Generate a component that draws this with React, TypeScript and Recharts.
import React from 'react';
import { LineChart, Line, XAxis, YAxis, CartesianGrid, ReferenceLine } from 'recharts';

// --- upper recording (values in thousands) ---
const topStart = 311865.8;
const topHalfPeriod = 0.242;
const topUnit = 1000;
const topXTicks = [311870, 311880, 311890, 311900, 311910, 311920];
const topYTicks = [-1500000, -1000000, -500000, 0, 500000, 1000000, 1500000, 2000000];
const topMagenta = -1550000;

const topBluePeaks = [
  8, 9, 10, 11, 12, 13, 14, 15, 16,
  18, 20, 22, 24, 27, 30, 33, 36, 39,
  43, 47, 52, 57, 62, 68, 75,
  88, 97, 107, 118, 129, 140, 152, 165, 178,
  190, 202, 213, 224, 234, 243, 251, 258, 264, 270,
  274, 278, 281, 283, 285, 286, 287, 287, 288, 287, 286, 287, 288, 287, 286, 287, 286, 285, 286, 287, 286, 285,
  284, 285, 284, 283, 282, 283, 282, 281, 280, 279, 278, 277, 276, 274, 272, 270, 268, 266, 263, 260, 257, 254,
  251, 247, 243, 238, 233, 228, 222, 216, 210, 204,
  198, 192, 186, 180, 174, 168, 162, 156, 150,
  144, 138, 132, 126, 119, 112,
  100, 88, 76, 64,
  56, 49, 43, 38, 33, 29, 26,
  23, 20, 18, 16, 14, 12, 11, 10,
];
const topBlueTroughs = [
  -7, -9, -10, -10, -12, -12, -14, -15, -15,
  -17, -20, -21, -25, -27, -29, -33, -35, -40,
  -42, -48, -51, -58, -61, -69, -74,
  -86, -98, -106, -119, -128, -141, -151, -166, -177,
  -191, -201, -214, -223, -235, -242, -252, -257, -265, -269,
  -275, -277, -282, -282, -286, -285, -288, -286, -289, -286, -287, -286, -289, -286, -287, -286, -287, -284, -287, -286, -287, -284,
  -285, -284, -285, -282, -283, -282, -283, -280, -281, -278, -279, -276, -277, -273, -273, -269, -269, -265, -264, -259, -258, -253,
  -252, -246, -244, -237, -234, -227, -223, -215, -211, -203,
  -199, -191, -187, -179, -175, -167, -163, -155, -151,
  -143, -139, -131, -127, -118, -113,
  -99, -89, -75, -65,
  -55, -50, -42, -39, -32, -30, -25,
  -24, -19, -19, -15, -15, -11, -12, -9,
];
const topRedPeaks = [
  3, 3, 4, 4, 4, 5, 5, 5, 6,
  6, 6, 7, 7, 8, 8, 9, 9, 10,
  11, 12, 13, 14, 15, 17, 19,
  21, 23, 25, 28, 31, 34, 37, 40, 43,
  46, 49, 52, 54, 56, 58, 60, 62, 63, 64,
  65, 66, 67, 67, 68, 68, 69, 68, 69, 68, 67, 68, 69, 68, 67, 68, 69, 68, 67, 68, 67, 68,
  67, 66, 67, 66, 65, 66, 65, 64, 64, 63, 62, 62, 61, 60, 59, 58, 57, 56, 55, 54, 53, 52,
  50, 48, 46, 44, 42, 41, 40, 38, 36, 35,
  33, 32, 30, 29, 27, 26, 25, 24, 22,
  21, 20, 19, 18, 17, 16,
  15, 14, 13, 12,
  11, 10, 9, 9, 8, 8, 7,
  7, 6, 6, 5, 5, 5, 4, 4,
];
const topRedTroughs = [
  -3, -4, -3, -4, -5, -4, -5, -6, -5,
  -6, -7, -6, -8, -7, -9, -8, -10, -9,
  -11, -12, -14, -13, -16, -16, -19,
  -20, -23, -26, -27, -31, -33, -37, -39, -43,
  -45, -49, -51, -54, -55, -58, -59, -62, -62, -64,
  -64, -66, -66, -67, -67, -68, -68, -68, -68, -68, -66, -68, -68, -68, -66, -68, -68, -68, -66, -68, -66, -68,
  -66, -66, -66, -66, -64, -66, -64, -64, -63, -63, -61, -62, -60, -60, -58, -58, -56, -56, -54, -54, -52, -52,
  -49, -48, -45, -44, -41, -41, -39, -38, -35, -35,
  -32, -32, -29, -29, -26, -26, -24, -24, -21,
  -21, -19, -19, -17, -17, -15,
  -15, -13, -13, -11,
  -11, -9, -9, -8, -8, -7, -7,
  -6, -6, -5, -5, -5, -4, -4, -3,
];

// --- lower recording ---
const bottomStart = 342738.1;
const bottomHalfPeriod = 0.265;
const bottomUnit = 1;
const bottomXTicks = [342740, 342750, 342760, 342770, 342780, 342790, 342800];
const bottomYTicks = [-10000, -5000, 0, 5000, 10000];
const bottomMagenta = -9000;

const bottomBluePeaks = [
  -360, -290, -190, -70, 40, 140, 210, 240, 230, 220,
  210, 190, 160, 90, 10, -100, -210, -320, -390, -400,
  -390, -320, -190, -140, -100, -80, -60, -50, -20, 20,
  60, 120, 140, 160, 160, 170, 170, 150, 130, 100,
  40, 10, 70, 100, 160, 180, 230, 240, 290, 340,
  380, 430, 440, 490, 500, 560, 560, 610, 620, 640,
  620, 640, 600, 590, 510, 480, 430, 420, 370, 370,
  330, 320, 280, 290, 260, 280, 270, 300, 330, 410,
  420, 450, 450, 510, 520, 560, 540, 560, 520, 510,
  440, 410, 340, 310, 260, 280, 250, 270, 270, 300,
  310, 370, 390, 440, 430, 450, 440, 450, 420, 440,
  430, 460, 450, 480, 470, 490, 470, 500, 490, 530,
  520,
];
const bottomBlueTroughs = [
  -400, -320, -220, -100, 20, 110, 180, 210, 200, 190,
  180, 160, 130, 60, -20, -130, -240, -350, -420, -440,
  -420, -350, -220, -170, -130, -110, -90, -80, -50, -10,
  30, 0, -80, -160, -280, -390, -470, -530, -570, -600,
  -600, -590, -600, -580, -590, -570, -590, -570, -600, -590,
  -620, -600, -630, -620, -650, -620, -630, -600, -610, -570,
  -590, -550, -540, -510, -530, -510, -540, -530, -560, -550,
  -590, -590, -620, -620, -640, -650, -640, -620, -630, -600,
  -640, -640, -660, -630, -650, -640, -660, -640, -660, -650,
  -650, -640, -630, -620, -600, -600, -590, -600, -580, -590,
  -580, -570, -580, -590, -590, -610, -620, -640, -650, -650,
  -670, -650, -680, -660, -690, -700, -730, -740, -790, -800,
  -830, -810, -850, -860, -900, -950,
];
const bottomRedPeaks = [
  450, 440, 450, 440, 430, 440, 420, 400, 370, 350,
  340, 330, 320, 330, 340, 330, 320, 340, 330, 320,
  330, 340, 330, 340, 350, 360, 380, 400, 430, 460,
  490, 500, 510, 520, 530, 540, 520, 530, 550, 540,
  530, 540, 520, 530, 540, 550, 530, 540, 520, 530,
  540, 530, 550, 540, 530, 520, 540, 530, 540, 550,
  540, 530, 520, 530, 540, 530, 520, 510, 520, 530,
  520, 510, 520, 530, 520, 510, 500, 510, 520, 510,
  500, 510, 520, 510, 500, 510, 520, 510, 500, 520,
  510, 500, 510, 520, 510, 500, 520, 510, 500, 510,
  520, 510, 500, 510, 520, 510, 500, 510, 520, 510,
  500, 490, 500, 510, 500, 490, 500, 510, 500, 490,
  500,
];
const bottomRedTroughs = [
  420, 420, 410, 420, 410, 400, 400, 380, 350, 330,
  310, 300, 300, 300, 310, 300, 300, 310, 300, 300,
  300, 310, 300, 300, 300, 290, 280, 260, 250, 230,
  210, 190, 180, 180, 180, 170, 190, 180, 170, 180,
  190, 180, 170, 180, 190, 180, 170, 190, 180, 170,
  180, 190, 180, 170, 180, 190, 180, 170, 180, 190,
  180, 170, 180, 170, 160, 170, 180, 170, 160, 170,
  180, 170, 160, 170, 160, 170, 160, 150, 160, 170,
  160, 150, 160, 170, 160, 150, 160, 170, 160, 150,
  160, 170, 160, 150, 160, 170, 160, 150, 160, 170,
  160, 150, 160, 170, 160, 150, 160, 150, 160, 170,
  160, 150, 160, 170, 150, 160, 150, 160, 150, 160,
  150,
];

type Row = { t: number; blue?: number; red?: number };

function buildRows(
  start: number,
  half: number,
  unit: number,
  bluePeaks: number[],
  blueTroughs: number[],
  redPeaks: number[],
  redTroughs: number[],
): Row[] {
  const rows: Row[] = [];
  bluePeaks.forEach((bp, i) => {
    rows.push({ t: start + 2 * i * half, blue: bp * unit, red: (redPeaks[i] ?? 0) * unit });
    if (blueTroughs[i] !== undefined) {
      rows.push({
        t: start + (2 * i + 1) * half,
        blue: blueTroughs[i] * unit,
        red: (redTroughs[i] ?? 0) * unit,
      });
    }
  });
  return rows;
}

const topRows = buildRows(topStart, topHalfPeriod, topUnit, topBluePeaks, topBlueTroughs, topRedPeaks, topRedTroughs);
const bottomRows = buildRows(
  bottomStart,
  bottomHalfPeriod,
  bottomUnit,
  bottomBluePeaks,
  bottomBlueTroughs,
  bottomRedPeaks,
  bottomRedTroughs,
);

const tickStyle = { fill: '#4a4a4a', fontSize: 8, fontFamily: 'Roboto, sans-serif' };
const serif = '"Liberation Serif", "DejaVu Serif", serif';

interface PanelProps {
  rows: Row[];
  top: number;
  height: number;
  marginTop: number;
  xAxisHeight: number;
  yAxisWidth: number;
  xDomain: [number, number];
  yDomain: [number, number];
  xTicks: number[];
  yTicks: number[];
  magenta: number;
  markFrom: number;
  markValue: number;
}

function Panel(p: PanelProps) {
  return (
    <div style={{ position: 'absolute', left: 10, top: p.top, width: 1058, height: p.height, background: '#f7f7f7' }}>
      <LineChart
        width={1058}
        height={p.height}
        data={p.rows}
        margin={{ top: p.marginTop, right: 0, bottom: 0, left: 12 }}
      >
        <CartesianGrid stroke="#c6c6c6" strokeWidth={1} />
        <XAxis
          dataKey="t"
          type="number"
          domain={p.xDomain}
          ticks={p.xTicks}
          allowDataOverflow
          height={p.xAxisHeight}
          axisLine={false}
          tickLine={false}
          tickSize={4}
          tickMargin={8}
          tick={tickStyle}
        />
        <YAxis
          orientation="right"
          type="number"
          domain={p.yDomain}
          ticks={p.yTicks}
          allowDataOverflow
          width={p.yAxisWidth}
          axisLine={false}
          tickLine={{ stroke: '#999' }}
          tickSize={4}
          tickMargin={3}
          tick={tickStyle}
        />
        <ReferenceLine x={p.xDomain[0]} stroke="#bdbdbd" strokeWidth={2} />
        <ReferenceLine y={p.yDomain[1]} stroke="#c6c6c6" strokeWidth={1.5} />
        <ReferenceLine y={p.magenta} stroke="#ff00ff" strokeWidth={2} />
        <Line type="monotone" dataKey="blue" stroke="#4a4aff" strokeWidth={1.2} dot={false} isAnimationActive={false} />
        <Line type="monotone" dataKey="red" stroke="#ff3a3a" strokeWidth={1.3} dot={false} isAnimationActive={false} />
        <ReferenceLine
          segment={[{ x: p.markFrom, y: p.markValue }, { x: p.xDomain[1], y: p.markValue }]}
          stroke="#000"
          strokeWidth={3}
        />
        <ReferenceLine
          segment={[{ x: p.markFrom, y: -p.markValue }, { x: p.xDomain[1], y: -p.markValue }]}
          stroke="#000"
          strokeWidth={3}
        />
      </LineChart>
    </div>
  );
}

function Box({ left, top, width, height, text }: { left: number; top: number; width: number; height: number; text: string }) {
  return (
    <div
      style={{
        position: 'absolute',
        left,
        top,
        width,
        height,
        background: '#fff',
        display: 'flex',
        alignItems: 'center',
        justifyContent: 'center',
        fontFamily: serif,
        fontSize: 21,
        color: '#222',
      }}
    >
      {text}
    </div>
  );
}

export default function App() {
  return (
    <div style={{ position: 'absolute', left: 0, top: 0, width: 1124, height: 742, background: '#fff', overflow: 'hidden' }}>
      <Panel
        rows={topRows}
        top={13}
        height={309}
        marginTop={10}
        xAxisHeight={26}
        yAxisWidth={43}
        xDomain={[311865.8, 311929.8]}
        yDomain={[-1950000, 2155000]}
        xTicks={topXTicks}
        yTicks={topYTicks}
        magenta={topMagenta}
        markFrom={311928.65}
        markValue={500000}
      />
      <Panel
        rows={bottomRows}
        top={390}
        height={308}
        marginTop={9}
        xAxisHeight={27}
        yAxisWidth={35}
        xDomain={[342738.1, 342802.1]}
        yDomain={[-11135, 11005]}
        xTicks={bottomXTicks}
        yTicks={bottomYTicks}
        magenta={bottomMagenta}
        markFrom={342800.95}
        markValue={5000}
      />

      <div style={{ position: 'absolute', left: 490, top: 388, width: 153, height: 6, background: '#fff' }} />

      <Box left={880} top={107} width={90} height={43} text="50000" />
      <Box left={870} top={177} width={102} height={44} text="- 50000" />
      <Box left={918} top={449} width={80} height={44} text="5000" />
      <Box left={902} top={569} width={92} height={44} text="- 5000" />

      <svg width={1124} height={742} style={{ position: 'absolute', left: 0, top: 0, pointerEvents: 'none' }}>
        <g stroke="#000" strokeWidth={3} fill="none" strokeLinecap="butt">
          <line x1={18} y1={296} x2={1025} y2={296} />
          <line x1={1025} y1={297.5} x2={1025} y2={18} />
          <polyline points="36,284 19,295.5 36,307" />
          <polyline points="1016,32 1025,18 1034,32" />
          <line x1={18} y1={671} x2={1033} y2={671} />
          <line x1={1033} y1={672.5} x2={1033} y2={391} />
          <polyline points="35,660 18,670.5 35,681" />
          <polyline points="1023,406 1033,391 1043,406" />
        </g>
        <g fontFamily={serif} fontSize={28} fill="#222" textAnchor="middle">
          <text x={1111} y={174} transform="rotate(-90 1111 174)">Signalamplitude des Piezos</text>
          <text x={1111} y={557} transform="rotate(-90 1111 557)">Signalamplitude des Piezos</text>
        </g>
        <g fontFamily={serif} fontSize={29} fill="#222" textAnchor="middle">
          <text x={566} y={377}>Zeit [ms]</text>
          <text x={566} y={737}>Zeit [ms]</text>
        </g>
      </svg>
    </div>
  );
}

Direction.
Copy out the listing above, line by line and exactly, from its first line to the line holding "YAxis, CartesianGrid, ReferenceLine", inclusive.

Task output.
Generate a component that draws this with React, TypeScript and Recharts.
import React from 'react';
import { LineChart, Line, XAxis, YAxis, CartesianGrid, ReferenceLine } from 'recharts';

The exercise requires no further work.